その四、ジュエルエンブレムが使える様になると、立身出世が思うがまま、しかも良縁に恵まれるとの事。事実、ジュエルエンブレムを使える様になった農家の娘が、貴族の嫁になった事がある。


 ……そして一番大事なその五。

 ジュエルエンブレムは血統継承が主である。かつアムールの加護を受けた美しい容姿の者。例外もあるらしいが、平民のフツメンがジュエルエンブレムを使える様になった事例はほぼないそうだ。

 つまり、俺にはほぼ不可能って事。

(こればっかりは農民に生まれた事を感謝だな。ジュエルエンブレムを使えない貴族の子弟は悲惨らしいし)

 二十歳を過ぎてジュエルエンブレムを使えない者は廃嫡にされ、庶民扱いとなる。

 女性なら商人や騎士に嫁ぐって手があるけど、男は悲惨だ。

 事務仕事にありつければ良い方で、殆んどの者が家族からも黙殺されてしまう。

 冷や飯食いならぬ、カビパン食いなる言葉があるくらいだ。


「でも、ジュエルエンブレムを使える人は魔物と戦わなきゃ駄目なんでしょ?」

 なぜ、こんな無法がまかり通るのか。貴族は騎士や兵士を率いて、魔物を討伐する義務があるそうだ。

 オリジナルジュエル持ちなら良いが、Bランク以下の貴族や騎士の死亡率はえげつないらしい。


「トールは父さんの後を継いで、農家になってもらうんだから心配するな」

 パパンの、気遣いが心に沁みる。俺は、どう足掻いてもジュエルエンブレムを持てない。

 今の言葉は夢が破れても、傷つかない為のフォローなんだと思う。

 この世界の子供は皆ジュエルエンブレムに憧れる。正確に言うとジュエルエンブレムを使って活躍した英雄達に憧れるのだ。

 何しろ昔話や英雄譚の主人公達は、皆ジュエルエンブレム持ち。日本の少年が正義の味方に憧れる様に、この世界の子供はジュエルエンブレムを持った英雄達に憧れるのだ。


「うん、俺は立派な農家になるよ。父さん、お祈りが終わったら剣の稽古つけてね」

 父さんはどこで覚えたのか剣を使える。だから畑を手伝う代わりに剣を教えもらっているのだ。


「やっぱり、トールも強くなりたいんじゃない」

 姉ちゃんがしたり顔で笑う。俺は英雄になりたくて剣を習っているんじゃない。あくまで自衛の為だ。

 村を一歩出ればゴブリンやコボルトがうろついている。ある程度の年齢になれば町に買い出しに出なきゃいけない。

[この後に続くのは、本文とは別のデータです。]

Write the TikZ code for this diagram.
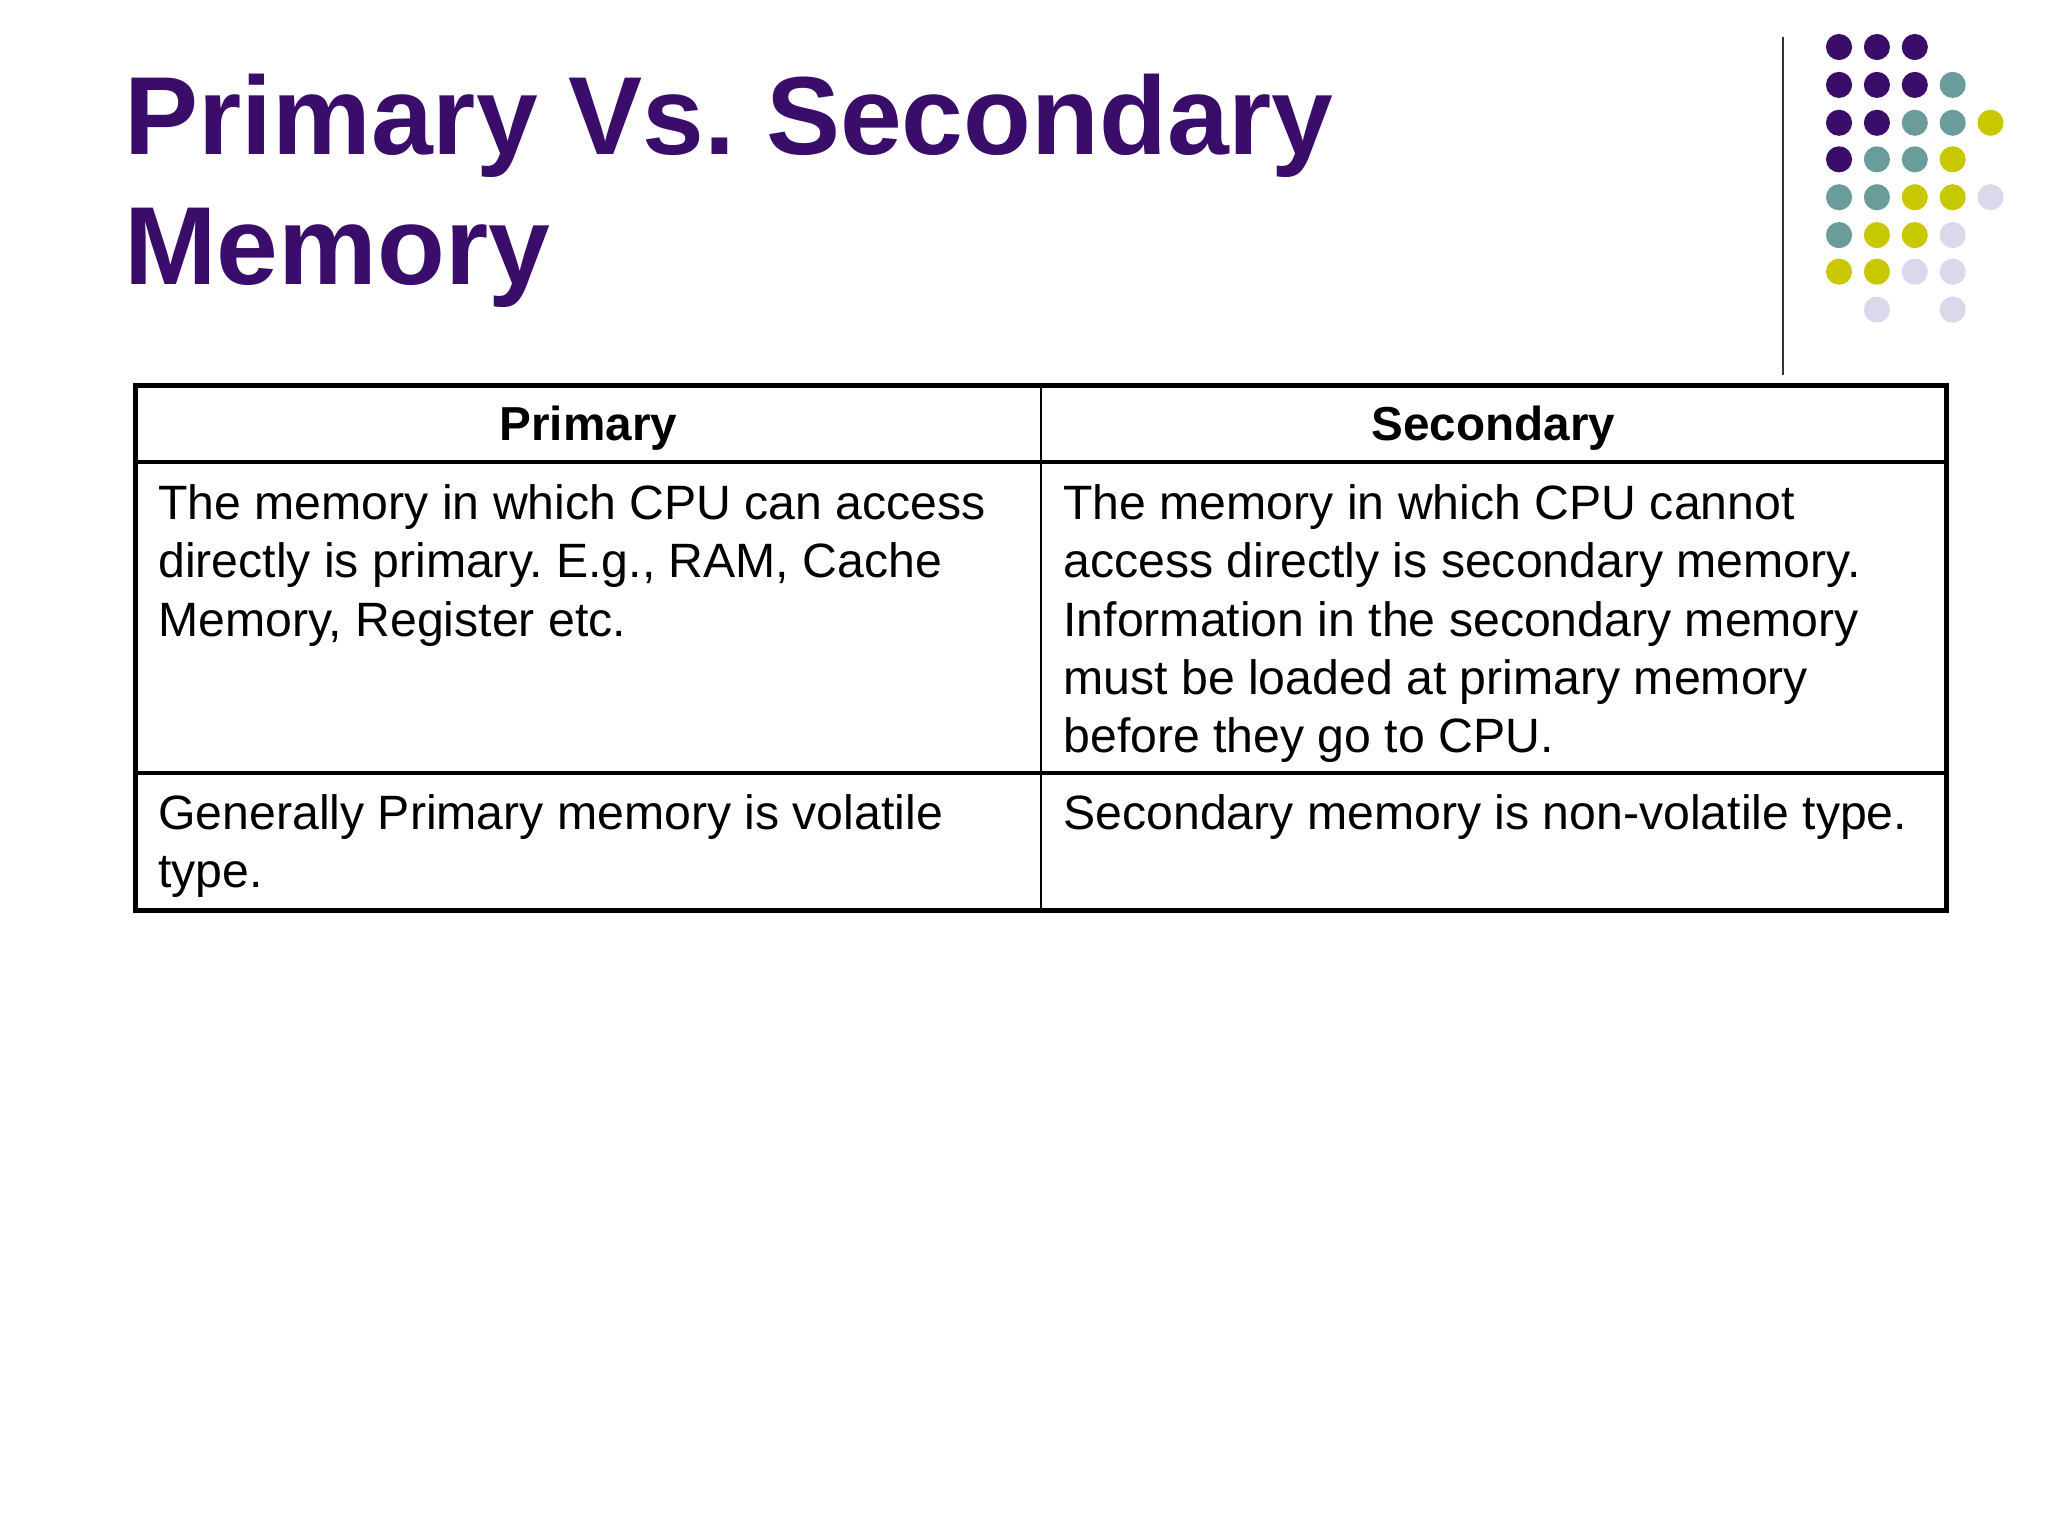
\documentclass[tikz,border=0pt]{standalone}
\usepackage{fontspec}
\setmainfont{Liberation Sans}
\frenchspacing
\definecolor{ttl}{HTML}{3A0D6B}
\definecolor{dp}{HTML}{3A0D6B}
\definecolor{dt}{HTML}{6A9C9C}
\definecolor{dy}{HTML}{C8C800}
\definecolor{dl}{HTML}{DAD8EA}
\begin{document}
\begin{tikzpicture}[x=1pt,y=-1pt,
  body/.style={anchor=north west,align=left,inner sep=0pt,font=\fontsize{36.9}{44.5}\selectfont},
  hd/.style={font=\bfseries\fontsize{36.5}{40}\selectfont,inner sep=0pt},
  dot/.style={circle,inner sep=0pt,minimum size=20pt,fill=#1}]
\useasboundingbox[fill=white] (0,0) rectangle (1568,1176);
\node[anchor=base west,inner sep=0pt,text=ttl,font=\bfseries\fontsize{85}{100}\selectfont] (t1) at (95,118) {Primary Vs. Secondary};
\node[anchor=base west,inner sep=0pt,text=ttl,font=\bfseries\fontsize{85}{100}\selectfont] (t2) at (95,218) {Memory};
\draw[line width=1.5pt,black!80] (1365,28) -- (1365,287);
\foreach \r/\list in {36/{p,p,p},65/{p,p,p,t},94/{p,p,t,t,y},122/{p,t,t,y},151/{t,t,y,y,l},180/{t,y,y,l},208/{y,y,l,l}}{
  \foreach \c [count=\i from 0] in \list { \node[dot=d\c] (d\r\i) at (1408+29*\i,\r) {}; } }
\node[dot=dl] (e1) at (1437,237) {};
\node[dot=dl] (e2) at (1495,237) {};
% table
\draw[line width=1.5pt] (797,295) -- (797,697);
\draw[line width=3pt] (104,354) -- (1490,354);
\draw[line width=3pt] (104,592) -- (1490,592);
\draw[line width=4pt] (104,295) rectangle (1490,697);
\node[hd] (h1) at (450.5,328) {Primary};
\node[hd] (h2) at (1143.5,328) {Secondary};
\node[body] (a1) at (121,371) {The memory in which CPU can access\\directly is primary. E.g., RAM, Cache\\Memory, Register etc.};
\node[body] (a2) at (814,371) {The memory in which CPU cannot\\access directly is secondary memory.\\Information in the secondary memory\\must be loaded at primary memory\\before they go to CPU.};
\node[body] (b1) at (121,608) {Generally Primary memory is volatile\\type.};
\node[body] (b2) at (814,608) {Secondary memory is non-volatile type.};
\end{tikzpicture}
\end{document}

(姉ちゃんが婿取りになる可能性もあるからな。将来の為、選択肢を増やしておこう)

 目指すは、平和なスローライフである。


 ◇

 家はお世辞にも金持ちとは言えない。この世界の平均は分からないけど、下層に分類されるのは確かだ。

 それでも笑顔が絶えない明るい家庭である。優しく頼もしい父カイル、のんびり屋だけど、いつも笑顔の母ライラ、怒ると怖いけど優しい姉レイラ。

 飯を食べた後は勉強の時間である。国語や算数、礼儀作法も学んでいる。


「本当、トールは魔法の勉強が好きね」

 魔法を教えてくれるのは母さん。二児の母とはおもえない若さと美貌の持ち主だ。

 元厨二病患者だから魔法の勉強はテンションが上がる。それに国語や算数は前世の知識を使えば、楽勝なのだ……小学校低学年の算数でつまずく訳にはいかない。


「うん、大好き。早く攻撃魔法を使える様になりたいな」

 ちなみに、俺が今使えるのは生活魔法と言われている物。


 乾燥 保存食を作る時や、濡れた物を乾かす時に使う。ちなみに生物には使用出来ない。


 草刈り 手刀で草を刈れる。植物限定。しかし、木は熟練度及び力不足の為刈れない。


 収納魔法(手籠) 三十cm四方の亜空間に物を収納出来る……現状農作物以外は入れる物がない。


「攻撃魔法はもっと大人になってからね……あら?お客様だわ」

 母さんは笑って誤魔化したけど、攻撃魔法を使うにはある制限が設けられていた。使っても良いのは、貴族や騎士、または冒険者といった魔物と戦う職業の人達だけなのだ。


「村長、なにかあったんですか?」

 訪ねてきたのは、白髪の渋い中年男性。この村の村長で、昔は騎士をしていたそうだ。


「山でゴブリンを見た者がおって、その連絡だよ……それと明日トールを貸してもらえんか?」

 村長が俺に用事?畑の手伝いとかだろうか。


「それは構いませんが。ゴブリンですか……山に冒険者でも入ったんですかね?」

 ゴブリンは臆病な魔物だ。冒険者が近付けば、直ぐに逃げる。

(ゴブリンに会った時は大声を出せば良いんだよな)

 子供の声でも逃げて行くそうだ。